(home)Body Poets

JJJJJerome Ellis is a stuttering composer, poet, and performer. His recent work investigates time, silence, disability, and divinity in the Black Atlantic.
Photo:Ted Roeder

Willie Lin lives and works in Chicago, IL. She's the author of the chapbooks Lesser Birds of Paradise and Instructions for folding.

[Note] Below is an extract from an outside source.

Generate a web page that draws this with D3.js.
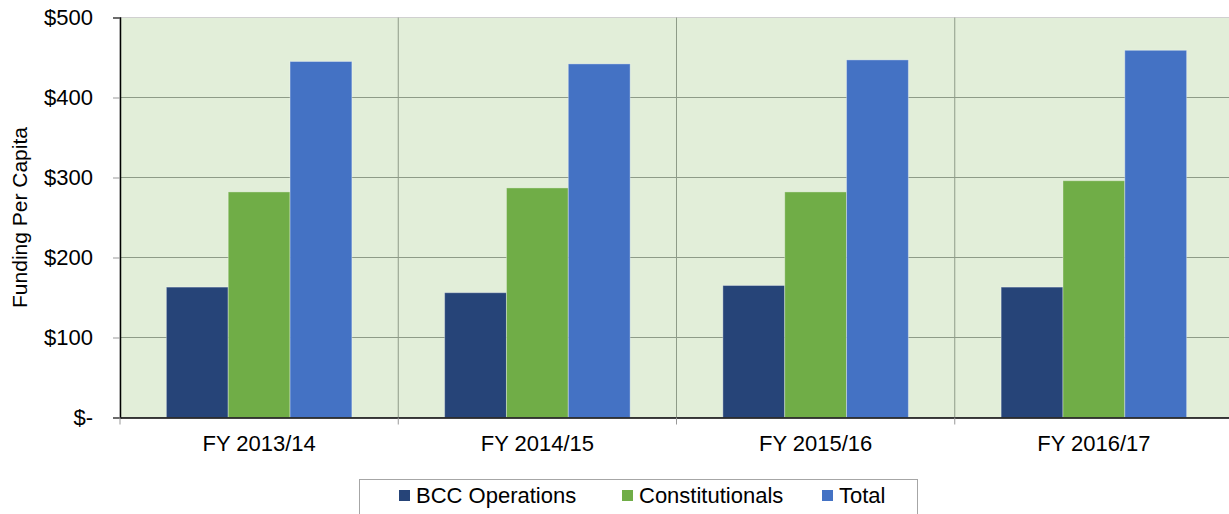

Naomi Ortiz is a Poet, Writer, Facilitator, and Visual Artist whose intersectional work focuses on self-care for activists, disability justice, eco-justice, and relationship with place. Ortiz is the author of Sustaining Spirit: Self-Care for Social Justice (Reclamation Press), a book for diverse communities on dealing with the risks of burnout. Her leadership style emphasizes facilitation, inclusion, and spiritual growth. Ortiz is a 2019 Zoeglossia Poetry Fellow whose contributions can be found in numerous publications, including We Are Not Your Metaphor: A Disability Poetry Anthology, The Quarry at Split This Rock, VIDA, as well as shared through event performances around the country. Her artwork has been featured on book covers, in shows, and appears on permanent display at the University of Arizona Disability Cultural Center. Ortiz is a disabled, Mestiza living in the Arizona U.S./Mexico borderlands.
Photo: Rachel Scoggins

Tanaya Winder is an author, singer / songwriter, poet, motivational speaker and educator who comes from an intertribal lineage of Southern Ute, Pyramid Lake Paiute, and Duckwater Shoshone Nations where she is an enrolled citizen. She received a BA in English from Stanford University and a MFA in creative writing from the University of New Mexico. She co-founded As/Us: A Space for Women of the World, a literary magazine publishing works by BIPOC women. She is a recipient of the 2016 National Center for American Indian Enterprise Development “40 Under 40” list of emerging American Indian leaders and a 2017 First Peoples Fund Artists in Business Leadership fellow.
Winder’s poetry collections include Words Like Love and Why Storms are Named After People and Bullets Remain Nameless. Winder’s performances and talks blend storytelling, singing, and spoken word to teach about different expressions of love and “heartwork.”